Second model is designed to predict acoustic features given semantic inputs and target speaker embeddings. We employ conformer architecture and leverage MaskGIT12 scheme that allows us to predict masked unit at the given quantization level leveraging information from surrounding context of unmasked units. This approach allows to do parallel decoding in time dimension and only requires to do sequential decoding in quantizers dimension. We obtain faster then realtime inference because number of quantizers \(Q \in [8, 12, 16]\) is significantly smaller then number of time steps.

Our goal is to train a zero-shot conversational TTS that speaks with various voices that are extracted with help of third-party voice-vector model. We extract voice features from the reference sample, that serves as a global conditioning of the semantic-to-acoustic decoder.
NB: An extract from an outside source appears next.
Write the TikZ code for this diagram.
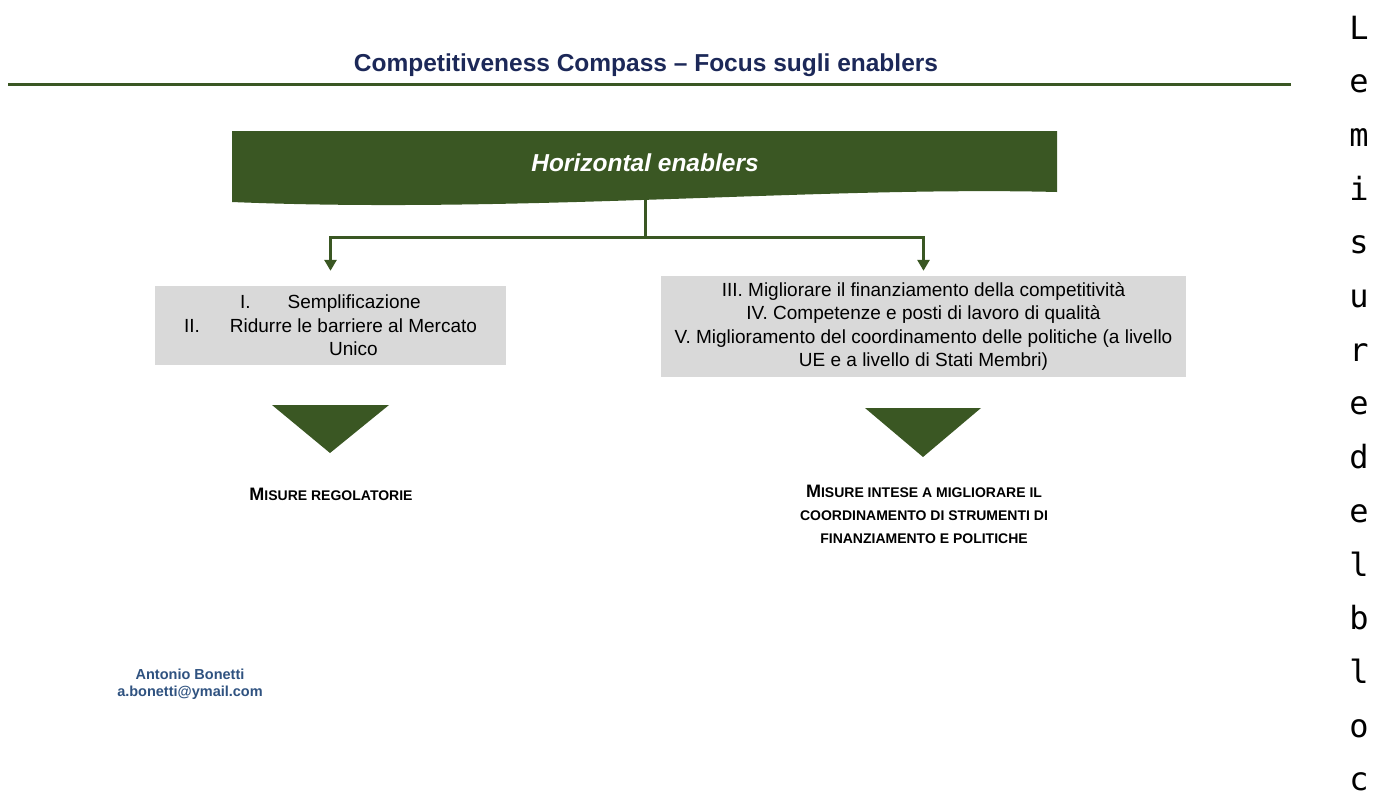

Our design choice of splitting semantic and acoustic modelling is motivated by the observation that for acoustic modelling we don’t even need texts, so this allows us to use vast amount of audio only training data. When training of text-to-semantics model still requires pairs of text and their corresponding utterances for extract of semantic features. An ongoing research is concerned with training Pheme in multilingual context. Training language specific text-to-semantics model and reusing semantic-to-acoustics model training only for English shows promising results and suggests that multilingual TTS in Pheme framework can be achieved by combining language specific semantics models with a single shared acoustic model trained on multiple languages.

We open sourced Pheme, and I also started to work on adapting Pheme to Ukrainian language, this is an ongoing effort. I encourage you to join this initiative and bring your contributions to open-source Ukrainian TTS models.

Another bit of self-advertisement, I started a new project aimed to unify audio-preparation utils for corpus creation. I write it in Rust, since I want to maximally leverage available machine resources when it comes to high volumes audio data. At the moment of writing audio-utils13 allows you to compute total duration of all audio files in the folder or manifest in no time! even if your folder contains hundreds of thousands of small audio clips. Just recently I integrated symphonia CLI audio-player analogous to sox’s play . Short term plans are to add support of onnxruntime that will allow to use pretrained models for various corpus-preparation tasks, as audio trimming, ASR inference, voice-vectors extraction from literally any onnx compatible model.